First, he wanted me to slim down and put me on what he euphemistically called the California Diet. The diet consisted of a prescribed course of oral medication that would completely kill my desire to eat. Startz guaranteed a loss of at least fifteen pounds in the four weeks preceding my own surgery. I didn’t know it at the time, but the medications he gave me included pharmaceutical cocaine, amphetamines, and Quaalude. Before then my drug intake had been limited to the nicotine in cigarettes, the alcohol in liquor, and an occasional aspirin. Unlike many kids of my generation, I’d never turned on to drugs. I’d tried marijuana and hadn’t enjoyed it, and I’d tried Lee’s amyl nitrite and hadn’t liked that any better.

But I had no hesitation about taking the pills that Startz prescribed, never realizing that a medical doctor would be handing out highly addictive drugs as if they were no more than placebos. My first day on the California Diet, I was in a total fog, off in a little world of my own. I had a mild case of the shakes and a massive case of unreality.

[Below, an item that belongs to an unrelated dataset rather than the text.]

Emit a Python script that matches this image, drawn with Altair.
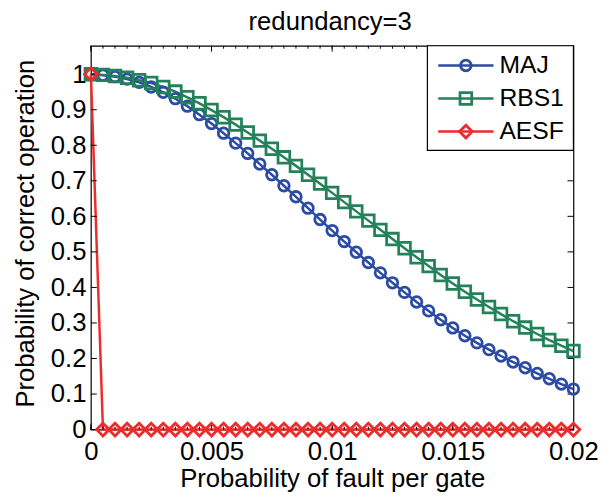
import altair as alt
import pandas as pd

# ---------------- data ----------------
p_values = [0.0, 0.0005, 0.001, 0.0015, 0.002, 0.0025, 0.003, 0.0035, 0.004, 0.0045,
            0.005, 0.0055, 0.006, 0.0065, 0.007, 0.0075, 0.008, 0.0085, 0.009, 0.0095,
            0.01, 0.0105, 0.011, 0.0115, 0.012, 0.0125, 0.013, 0.0135, 0.014, 0.0145,
            0.015, 0.0155, 0.016, 0.0165, 0.017, 0.0175, 0.018, 0.0185, 0.019, 0.0195,
            0.02]

maj = [1.000, 0.997, 0.993, 0.986, 0.977, 0.964, 0.949, 0.931, 0.910, 0.886,
       0.861, 0.834, 0.806, 0.777, 0.747, 0.717, 0.686, 0.655, 0.623, 0.591,
       0.560, 0.529, 0.499, 0.470, 0.441, 0.413, 0.386, 0.359, 0.334, 0.309,
       0.286, 0.264, 0.244, 0.225, 0.207, 0.190, 0.174, 0.158, 0.143, 0.128,
       0.114]

rbs1 = [1.000, 0.998, 0.995, 0.990, 0.983, 0.975, 0.964, 0.951, 0.935, 0.918,
        0.899, 0.879, 0.858, 0.836, 0.813, 0.790, 0.766, 0.742, 0.717, 0.692,
        0.666, 0.640, 0.614, 0.588, 0.562, 0.536, 0.510, 0.485, 0.460, 0.435,
        0.411, 0.388, 0.366, 0.345, 0.325, 0.305, 0.287, 0.269, 0.252, 0.236,
        0.221]

aesf = [1.0, 0.0, 0.0, 0.0, 0.0, 0.0, 0.0, 0.0, 0.0, 0.0,
        0.0, 0.0, 0.0, 0.0, 0.0, 0.0, 0.0, 0.0, 0.0, 0.0,
        0.0, 0.0, 0.0, 0.0, 0.0, 0.0, 0.0, 0.0, 0.0, 0.0,
        0.0, 0.0, 0.0, 0.0, 0.0, 0.0, 0.0, 0.0, 0.0, 0.0,
        0.0]

series_names = ["MAJ", "RBS1", "AESF"]
series_values = [maj, rbs1, aesf]

x_tick_values = [0, 0.005, 0.01, 0.015, 0.02]
y_tick_values = [0, 0.1, 0.2, 0.3, 0.4, 0.5, 0.6, 0.7, 0.8, 0.9, 1.0]

title_text = "redundancy=3"
x_title = "Probability of fault per gate"
y_title = "Probability of correct operation"

# ---------------- styling ----------------
FONT = "Liberation Sans"
FS = 26
FS_LEG = 25
colors = ["#2B4BA5", "#23825A", "#EE2B2B"]
marker_shapes = ["circle", "square", "diamond"]
marker_sizes = [115, 165, 175]
W, H = 489, 389

rows = []
for name, vals in zip(series_names, series_values):
    for p, v in zip(p_values, vals):
        rows.append({"p": p, "value": v, "series": name})
df = pd.DataFrame(rows)
legend_df = pd.DataFrame({"series": series_names})

x_scale = alt.Scale(domain=[0, 0.02], nice=False, zero=False)
y_scale = alt.Scale(domain=[0, 1.08], nice=False, zero=False)
color_scale = alt.Scale(domain=series_names, range=colors)
shape_scale = alt.Scale(domain=series_names, range=marker_shapes)
size_scale = alt.Scale(domain=series_names, range=marker_sizes)

x_axis = alt.Axis(values=x_tick_values, format="~g", ticks=False, domain=False, grid=False,
                  labelFontSize=FS, labelFont=FONT, labelColor="black", labelPadding=9,
                  labelFlush=False, labelOverlap=False,
                  titleFontSize=FS, titleFont=FONT, titleFontWeight="normal",
                  titleColor="black", titleY=58, titleBaseline="alphabetic")
y_axis = alt.Axis(values=y_tick_values, format="~g", ticks=False, domain=False, grid=False,
                  labelFontSize=FS, labelFont=FONT, labelColor="black", labelPadding=5,
                  labelFlush=False, labelOverlap=False,
                  titleFontSize=FS, titleFont=FONT, titleFontWeight="normal",
                  titleColor="black", titleX=-58, titleY=190, titleBaseline="alphabetic")

X = lambda: alt.X("p:Q", scale=x_scale, axis=x_axis, title=x_title)
Y = lambda: alt.Y("value:Q", scale=y_scale, axis=y_axis, title=y_title)

lines = alt.Chart(df).mark_line(strokeWidth=2.5).encode(
    x=X(), y=Y(),
    color=alt.Color("series:N", scale=color_scale, legend=None),
)

points = alt.Chart(df).mark_point(filled=False, strokeWidth=2.8, opacity=1).encode(
    x=X(), y=Y(),
    color=alt.Color("series:N", scale=color_scale, legend=None),
    shape=alt.Shape("series:N", scale=shape_scale, legend=None),
    size=alt.Size("series:N", scale=size_scale, legend=None),
)

xmaj = pd.DataFrame({"p": x_tick_values})
xmin = pd.DataFrame({"p": p_values})
ytk = pd.DataFrame({"value": y_tick_values})


def xr(data, y1, y2):
    return alt.Chart(data).mark_rule(color="black", strokeWidth=1).encode(
        x=X(), y=alt.value(y1), y2=alt.value(y2))


def yr(x1, x2):
    return alt.Chart(ytk).mark_rule(color="black", strokeWidth=1).encode(
        y=Y(), x=alt.value(x1), x2=alt.value(x2))


ticks = [xr(xmaj, H, H - 6), xr(xmaj, 0, 6), xr(xmin, H, H - 3), xr(xmin, 0, 3),
         yr(0, 6), yr(W, W - 6)]

main = alt.layer(lines, *ticks, points)

# ---------------- title (centred above the plot area) ----------------
title_mark = alt.Chart(pd.DataFrame({"t": [title_text]})).mark_text(
    align="center", baseline="alphabetic", font=FONT, fontSize=FS, color="black").encode(
    text="t:N", x=alt.value(W / 2 - 2), y=alt.value(-16))

# ---------------- legend (MATLAB style: line + marker) ----------------
leg_y = alt.Y("series:N", scale=alt.Scale(type="point", domain=series_names, range=[20, 87], padding=0),
              axis=None)
leg_box = alt.Chart(pd.DataFrame({"k": [0]})).mark_rect(
    fill="white", stroke="black", strokeWidth=1.2).encode(
    x=alt.value(341), x2=alt.value(W), y=alt.value(0), y2=alt.value(106))
leg_line = alt.Chart(legend_df).mark_rule(strokeWidth=2.5).encode(
    y=leg_y, x=alt.value(352), x2=alt.value(408),
    color=alt.Color("series:N", scale=color_scale, legend=None))
leg_pt = alt.Chart(legend_df).mark_point(filled=False, strokeWidth=2.8, opacity=1).encode(
    y=leg_y, x=alt.value(380),
    color=alt.Color("series:N", scale=color_scale, legend=None),
    shape=alt.Shape("series:N", scale=shape_scale, legend=None),
    size=alt.Size("series:N", scale=size_scale, legend=None))
leg_txt = alt.Chart(legend_df).mark_text(
    align="left", baseline="middle", font=FONT, fontSize=FS_LEG, color="black").encode(
    y=leg_y, x=alt.value(414), text="series:N")

chart = alt.layer(main, title_mark, leg_box, leg_line, leg_pt, leg_txt).resolve_scale(
    y="independent"
).properties(
    width=W, height=H,
    padding={"left": 84, "top": 35, "right": 32, "bottom": 60},
    autosize=alt.AutoSizeParams(type="none"),
).configure_view(stroke="black", strokeWidth=1.2).configure_axisY(labelOverlap=False)

chart.save("out.html", embed_options={"renderer": "svg", "actions": False})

It seemed like a powerful effect from what I’d been told were just diet pills. As promised, I had no appetite at all. Startz spent the next few weeks drinking heavily, feeding me pills, and shooting Lee full of Demerol. The only sane person in the house, aside from the help, was Angie. She had volunteered to come and stay throughout Lee’s recuperation.

During the years, a few alterations had occurred in the way Lee treated his family. When I discovered that he preferred to put them up at hotels rather than let them stay with him during their visits to Vegas or Palm Springs, I’d become very upset. “For God’s sake, Lee,” I had argued, “they’re your
family.
How can you ask them to stay in a hotel when we have so much room?”

I don’t know if I changed Lee’s way of thinking or if he was simply growing older and mellower, but he now permitted members of his family to stay in his homes. The tensions that kept the family divided for so many years had slowly dissipated. I was genuinely fond of Angie, George, and Mama Liberace, and delighted to see the Liberaces draw closer together. It made me very happy to think that I’d played some small part in making that happen. So Angie was with us during Lee’s recovery. She would play an even greater role in his life in the years to come.

A few days after we arrived at the Cloisters Lee’s dressings were removed. He looked awful. His face was badly swollen, the skin mottled with black-and-blue marks and covered with scabs from the peel. Lee refused to have anyone see him in that condition. His closest associates, Heller and Arnett, were barred from the house. For the next few weeks, while Lee healed, he and I and Angie and Startz were holed up in the Cloisters. Seeing how bad Lee looked sure gave me second thoughts about my own impending operation. But, in view of the fact that Lee had his heart set on having me transformed into a Liberace look-alike, it was too late to back out.

The Hollywood Diet was working. Although I couldn’t eat at all, Startz encouraged me to drink with him. We partied all day. I was in a complete fog from the time I took my first pill in the morning until I fell into bed at night. The old Scott Thorson was beginning to emerge from the blubber I’d acquired over the last few years. I could see the growing approval in Lee’s eyes every time he looked at me, and that encouraged me to continue with the regimen. Ultimately, I dropped more than the promised fifteen pounds in the weeks between his surgery and mine. My goal was to lose sixty.

Meanwhile, Lee felt and looked better every day. First, the swelling and discoloration receded. Then one day he came out of the shower and all his scabs had washed away. His skin looked pink, shiny, new and unlined. Lee could easily be taken for a man in his late forties rather than a sixty-year-old. As far as he was concerned, Startz had worked a miracle. For the first time in years Lee looked as good as he felt. He wasted no time ordering several new wigs, with dark hair instead of gray, to match his youthful appearance. He began seeing people again and everyone complimented him on the way he looked.